Fugacity modelling is used to predict into which environmental compartments CNs will partition. CNs tend to partition mainly into air and soil when released only into the air. CNs tend to partition mainly into water and sediment when released only into the water.

CNs have been detected in the following samples in Canada: Arctic and urban air, Lake Ontario water, fish and birds from the Great Lakes and environs, Pacific killer whales, seals and whales from the Canadian Arctic, and Vancouver Island marmots. The data on environmental concentrations of CNs in Canada are limited. Much more environmental data on CNs, including from sediments and soils, have been collected in the U.S. and Europe.

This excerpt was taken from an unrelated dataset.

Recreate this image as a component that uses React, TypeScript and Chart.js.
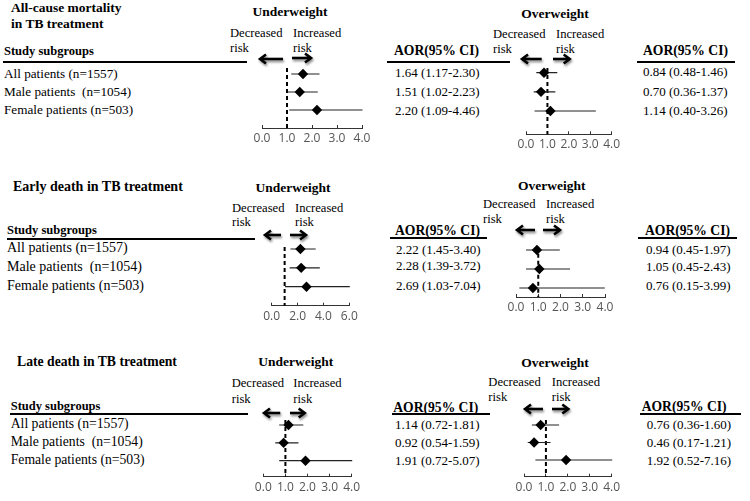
import React, { useEffect, useRef } from "react";
import { Chart, registerables } from "chart.js";

Chart.register(...registerables);

const SERIF = '"Liberation Serif", "Times New Roman", Times, serif';
const SANS = '"Open Sans", "DejaVu Sans", sans-serif';

// ---------------- data ----------------
const subgroups = ["All patients (n=1557)", "Male patients  (n=1054)", "Female patients (n=503)"];
const sectionTitles = [["All-cause mortality", "in TB treatment"], ["Early death in TB treatment"], ["Late death in TB treatment"]];
const groupTitles = ["Underweight", "Overweight"];
const riskWords = ["Decreased", "Increased", "risk"];
const columnHeader = "AOR(95% CI)";
const subgroupHeader = "Study subgroups";
const referenceAor = 1;

const ticksTo4 = [0, 1, 2, 3, 4];
const ticksTo6 = [0, 2, 4, 6];

const allCauseUnderAor = [1.64, 1.51, 2.2];
const allCauseUnderLow = [1.17, 1.02, 1.09];
const allCauseUnderHigh = [2.3, 2.23, 4.46];
const allCauseOverAor = [0.84, 0.7, 1.14];
const allCauseOverLow = [0.48, 0.36, 0.4];
const allCauseOverHigh = [1.46, 1.37, 3.26];

const earlyUnderAor = [2.22, 2.28, 2.69];
const earlyUnderLow = [1.45, 1.39, 1.03];
const earlyUnderHigh = [3.4, 3.72, 7.04];
const earlyOverAor = [0.94, 1.05, 0.76];
const earlyOverLow = [0.45, 0.45, 0.15];
const earlyOverHigh = [1.97, 2.43, 3.99];

const lateUnderAor = [1.14, 0.92, 1.91];
const lateUnderLow = [0.72, 0.54, 0.72];
const lateUnderHigh = [1.81, 1.59, 5.07];
const lateOverAor = [0.76, 0.46, 1.92];
const lateOverLow = [0.36, 0.17, 0.52];
const lateOverHigh = [1.6, 1.21, 7.16];

// ---------------- layout ----------------
type Geo = { x0: number; x1: number; axisY: number; dashTop: number; rowFirst: number; rowLast: number };
type Panel = {
  aor: number[]; low: number[]; high: number[]; ticks: number[]; geo: Geo;
  titleX: number; titleY: number; decX: number; incX: number; riskY: number[];
  arrowL: number[]; arrowR: number[];
  col: { x: number; headerX: number; headerY: number; line: number[]; rowY: number[] };
};
type Section = {
  titleX: number; titleY: number[]; titleSize: number;
  headerX: number; headerY: number; headerLine: number[];
  rowX: number; rowY: number[]; rowSize: number;
  panels: Panel[];
};

const SECTIONS: Section[] = [
  {
    titleX: 11, titleY: [9, 25], titleSize: 13.5,
    headerX: 4, headerY: 52, headerLine: [3, 247, 62],
    rowX: 4, rowY: [74, 92, 110], rowSize: 13.2,
    panels: [
      {
        aor: allCauseUnderAor, low: allCauseUnderLow, high: allCauseUnderHigh, ticks: ticksTo4,
        geo: { x0: 262, x1: 362, axisY: 128, dashTop: 68, rowFirst: 74, rowLast: 110 },
        titleX: 290, titleY: 13, decX: 230, incX: 293, riskY: [34, 49],
        arrowL: [258, 283, 59], arrowR: [292, 313, 58],
        col: { x: 395, headerX: 394, headerY: 52, line: [387, 510, 62], rowY: [73, 92, 111] },
      },
      {
        aor: allCauseOverAor, low: allCauseOverLow, high: allCauseOverHigh, ticks: ticksTo4,
        geo: { x0: 526, x1: 611.7, axisY: 134.3, dashTop: 68, rowFirst: 72.7, rowLast: 111 },
        titleX: 555, titleY: 15, decX: 493, incX: 556, riskY: [35, 50],
        arrowL: [520, 541.7, 59], arrowR: [553, 571.7, 59],
        col: { x: 643, headerX: 643, headerY: 52, line: [637, 735, 62], rowY: [72, 92, 111] },
      },
    ],
  },
  {
    titleX: 13, titleY: [188], titleSize: 14,
    headerX: 7, headerY: 231, headerLine: [7, 255, 239],
    rowX: 7, rowY: [249, 267.7, 286.7], rowSize: 14,
    panels: [
      {
        aor: earlyUnderAor, low: earlyUnderLow, high: earlyUnderHigh, ticks: ticksTo6,
        geo: { x0: 271.7, x1: 349.3, axisY: 305.7, dashTop: 247, rowFirst: 249, rowLast: 286.7 },
        titleX: 293, titleY: 189, decX: 232, incX: 295, riskY: [209, 223],
        arrowL: [263, 281, 235], arrowR: [290, 308, 235],
        col: { x: 396, headerX: 395, headerY: 231.7, line: [390, 486.7, 238.3], rowY: [250, 266.7, 286] },
      },
      {
        aor: earlyOverAor, low: earlyOverLow, high: earlyOverHigh, ticks: ticksTo4,
        geo: { x0: 516, x1: 605, axisY: 297, dashTop: 246.7, rowFirst: 250, rowLast: 288 },
        titleX: 551.7, titleY: 187, decX: 483, incX: 546, riskY: [205, 220],
        arrowL: [515, 535, 230], arrowR: [543, 562, 230],
        col: { x: 646, headerX: 645, headerY: 231.7, line: [638, 736.7, 238], rowY: [250, 267, 286] },
      },
    ],
  },
  {
    titleX: 17, titleY: [362.7], titleSize: 13.7,
    headerX: 10.7, headerY: 406.7, headerLine: [10, 248, 414],
    rowX: 10.7, rowY: [425, 442.7, 460.7], rowSize: 13.7,
    panels: [
      {
        aor: lateUnderAor, low: lateUnderLow, high: lateUnderHigh, ticks: ticksTo4,
        geo: { x0: 263.3, x1: 351.7, axisY: 476.7, dashTop: 420, rowFirst: 425, rowLast: 460.7 },
        titleX: 295.8, titleY: 363, decX: 231.7, incX: 293.3, riskY: [384.3, 400],
        arrowL: [261.7, 280, 412.7], arrowR: [290, 306.7, 412.7],
        col: { x: 395, headerX: 393.3, headerY: 408.3, line: [391.7, 490, 414], rowY: [425, 443.3, 461.7] },
      },
      {
        aor: lateOverAor, low: lateOverLow, high: lateOverHigh, ticks: ticksTo4,
        geo: { x0: 524, x1: 611.7, axisY: 476.7, dashTop: 420, rowFirst: 425, rowLast: 460 },
        titleX: 555, titleY: 363.3, decX: 488.3, incX: 551.7, riskY: [383.3, 398.3],
        arrowL: [523.3, 543.3, 409.3], arrowR: [551.7, 570, 409.3],
        col: { x: 646.7, headerX: 641.7, headerY: 408, line: [640, 740.7, 414], rowY: [425, 443, 461] },
      },
    ],
  },
];

const fmt = (v: number) => v.toFixed(2);
const aorLabel = (a: number, l: number, h: number) => `${fmt(a)} (${fmt(l)}-${fmt(h)})`;

// ---------------- components ----------------
function Txt({ x, y, text, size, bold, center }: { x: number; y: number; text: string; size: number; bold?: boolean; center?: boolean }) {
  return (
    <div
      style={{
        position: "absolute",
        left: x,
        top: y - size * 0.64,
        fontFamily: SERIF,
        fontSize: size,
        lineHeight: `${size * 1.2}px`,
        fontWeight: bold ? 700 : 400,
        whiteSpace: "pre",
        color: "#000",
        transform: center ? "translateX(-50%)" : undefined,
      }}
    >
      {text}
    </div>
  );
}

function HLine({ x1, x2, y }: { x1: number; x2: number; y: number }) {
  return <div style={{ position: "absolute", left: x1, top: y - 1, width: x2 - x1, height: 2, background: "#000" }} />;
}

function Arrow({ x1, x2, y, dir }: { x1: number; x2: number; y: number; dir: "left" | "right" }) {
  const w = x2 - x1;
  const m = 5;
  const cy = 9;
  const tip = dir === "left" ? m + 2 : m + w - 2;
  const tail = dir === "left" ? m + w : m;
  const hd = dir === "left" ? 1 : -1;
  return (
    <svg
      width={w + 2 * m}
      height={18}
      style={{ position: "absolute", left: x1 - m, top: y - cy, overflow: "visible", filter: "drop-shadow(1px 2px 1.3px rgba(0,0,0,0.45))" }}
    >
      <line x1={tail} y1={cy} x2={tip + hd * 1.5} y2={cy} stroke="#000" strokeWidth={2.6} />
      <polyline
        points={`${tip + hd * 6},${cy - 4.5} ${tip},${cy} ${tip + hd * 6},${cy + 4.5}`}
        fill="none"
        stroke="#000"
        strokeWidth={2.6}
        strokeLinejoin="miter"
      />
    </svg>
  );
}

function Forest({ panel }: { panel: Panel }) {
  const ref = useRef<HTMLCanvasElement>(null);
  const { geo, aor, low, high, ticks } = panel;
  const PAD_X = 16, PAD_T = 8, AXIS_H = 24, PAD_B = 2;
  const left = Math.floor(geo.x0 - PAD_X);
  const width = Math.ceil(geo.x1 + PAD_X) - left;
  const top = Math.floor(geo.dashTop - PAD_T);
  const height = Math.ceil(geo.axisY + AXIS_H + PAD_B) - top;
  const padL = geo.x0 - left;
  const padR = width - (geo.x1 - left);
  const padT = geo.dashTop - top;
  const padB = height - (geo.axisY - top) - AXIS_H;

  useEffect(() => {
    if (!ref.current) return;
    const n = aor.length;
    const s = (geo.rowLast - geo.rowFirst) / (n - 1);
    const yMin = -(geo.rowFirst - geo.dashTop) / s;
    const yMax = n - 1 + (geo.axisY - geo.rowLast) / s;
    const datasets: any[] = [
      {
        data: aor.map((v, i) => ({ x: v, y: i })),
        pointStyle: "rectRot",
        pointRadius: 5.2,
        pointBackgroundColor: "#000",
        pointBorderColor: "#000",
        pointBorderWidth: 0,
        showLine: false,
        clip: false,
      },
      ...aor.map((_, i) => ({
        data: [{ x: low[i], y: i }, { x: high[i], y: i }],
        showLine: true,
        borderColor: "#222",
        borderWidth: 1.2,
        pointRadius: 0,
        clip: { left: 1, right: 0.5, top: false, bottom: false },
      })),
      {
        data: [{ x: referenceAor, y: yMin }, { x: referenceAor, y: yMax }],
        showLine: true,
        borderColor: "#000",
        borderWidth: 2,
        borderDash: [4, 3],
        pointRadius: 0,
        clip: false,
      },
    ];
    const chart = new Chart(ref.current, {
      type: "scatter",
      data: { datasets },
      options: {
        responsive: false,
        animation: false,
        events: [],
        layout: { padding: { left: padL, right: padR, top: padT, bottom: padB } },
        plugins: { legend: { display: false }, tooltip: { enabled: false } },
        scales: {
          x: {
            type: "linear",
            min: ticks[0],
            max: ticks[ticks.length - 1],
            afterBuildTicks: (sc: any) => {
              sc.ticks = ticks.map((v) => ({ value: v }));
            },
            ticks: {
              callback: (v: any) => Number(v).toFixed(1),
              font: { family: SANS, size: 12 },
              color: "#555",
              padding: 6.3,
              maxRotation: 0,
              minRotation: 0,
              autoSkip: false,
            },
            grid: { display: true, drawOnChartArea: false, drawTicks: true, tickLength: -3, color: "#333", lineWidth: 1 },
            border: { display: true, color: "#333", width: 1 },
          },
          y: { type: "linear", reverse: true, min: yMin, max: yMax, display: false },
        },
      } as any,
    });
    return () => chart.destroy();
  }, [panel]);

  return <canvas ref={ref} width={width} height={height} style={{ position: "absolute", left, top, width, height }} />;
}

export default function App() {
  return (
    <div style={{ position: "fixed", left: 0, top: 0, width: 750, height: 501, overflow: "hidden", background: "#fff" }}>
      {SECTIONS.map((sec, si) => (
        <React.Fragment key={si}>
          {sectionTitles[si].map((t, k) => (
            <Txt key={"t" + k} x={sec.titleX} y={sec.titleY[k]} text={t} size={sec.titleSize} bold />
          ))}
          <Txt x={sec.headerX} y={sec.headerY} text={subgroupHeader} size={12.5} bold />
          <HLine x1={sec.headerLine[0]} x2={sec.headerLine[1]} y={sec.headerLine[2]} />
          {subgroups.map((g, k) => (
            <Txt key={"r" + k} x={sec.rowX} y={sec.rowY[k]} text={g} size={sec.rowSize} />
          ))}
          {sec.panels.map((p, pi) => (
            <React.Fragment key={"p" + pi}>
              <Txt x={p.titleX} y={p.titleY} text={groupTitles[pi]} size={13.5} bold center />
              <Txt x={p.decX} y={p.riskY[0]} text={riskWords[0]} size={12.6} />
              <Txt x={p.decX} y={p.riskY[1]} text={riskWords[2]} size={12.6} />
              <Txt x={p.incX} y={p.riskY[0]} text={riskWords[1]} size={12.6} />
              <Txt x={p.incX} y={p.riskY[1]} text={riskWords[2]} size={12.6} />
              <Arrow x1={p.arrowL[0]} x2={p.arrowL[1]} y={p.arrowL[2]} dir="left" />
              <Arrow x1={p.arrowR[0]} x2={p.arrowR[1]} y={p.arrowR[2]} dir="right" />
              <Forest panel={p} />
              <Txt x={p.col.headerX} y={p.col.headerY} text={columnHeader} size={13.6} bold />
              <HLine x1={p.col.line[0]} x2={p.col.line[1]} y={p.col.line[2]} />
              {p.aor.map((a, k) => (
                <Txt key={"v" + k} x={p.col.x} y={p.col.rowY[k]} text={aorLabel(a, p.low[k], p.high[k])} size={13} />
              ))}
            </React.Fragment>
          ))}
        </React.Fragment>
      ))}
    </div>
  );
}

Di- through octa-CNs are persistent in air. The potential for long-range transport has been estimated to be moderate for di-CNs and high for tri- through octa-CNs, indicating that some CNs may be subject to atmospheric transport to remote regions such as the Arctic. In addition, di- through octa-CNs are predicted to be persistent in water, and tri- through hepta-CNs are persistent in both sediment and soil. Based on the weight of evidence, including, in particular, measured log K_ow values for di- to octa-CNs, the measured bioconcentration values for di-to penta-CNs in fish, measured biomagnification factors for tetra- to hepta-CNs, the high dietary uptake efficiencies of hexa to octa-CNs in northern pike and the very slow elimination of hexa-CNs from rats and humans, it is concluded that di- to octa-CNs are also bioaccumulative.

The available empirical and modelled aquatic toxicity data for CNs indicate that di-, tri-, tetra- and penta-CNs may, at relatively low concentrations, be harmful to aquatic organisms (below 1 mg/L for acute tests, and 0.1 mg/L for chronic tests). Hexa-, hepta- and octa-CNs were found to cause harmful effects in mammals (particularly cattle) at doses of 0.69 mg/kg body weight per day or more.

Evidence that a substance is highly persistent and bioaccumulative--as defined in the Persistence and Bioaccumulation Regulations under the Canadian Environmental Protection Act, 1999 -- when taken together with potential for environmental release or formation and potential for toxicity in organisms, -- provides a significant indication that the substance may be entering the environment under conditions that may have harmful long-term ecological effects. Substances that are persistent remain in the environment for a long time after being released, increasing the potential magnitude and duration of exposure. Substances that have long half-lives in air and water and partition into them in significant proportions have the potential to cause widespread contamination. Releases of small amounts of bioaccumulative substances may lead to high internal concentrations in exposed organisms. Highly bioaccumulative and persistent substances are of special concern, since they may biomagnify in food webs, resulting in very high internal exposures, especially for top predators.

Based on the lines of evidence presented above, particularly the evidence for persistence, bioaccumulation and potential to cause harm at low exposure values, and taking into account the limitations of existing quantitative risk estimation methods when applied to such substances, especially ones such as CNs for which there are limited data, and recognizing that although CNs are no longer in commercial use in Canada they continue to enter the Canadian environment from unintentional production as well as through transboundary movement of air, it is concluded that di- through octa-CNs have the potential to cause environmental harm in Canada.

Therefore, it is proposed that polychorinated naphthalenes are entering the environment in quantities or concentrations, or under conditions that have or may have immediate or long-term harmful effects on the environment or its biological diversity.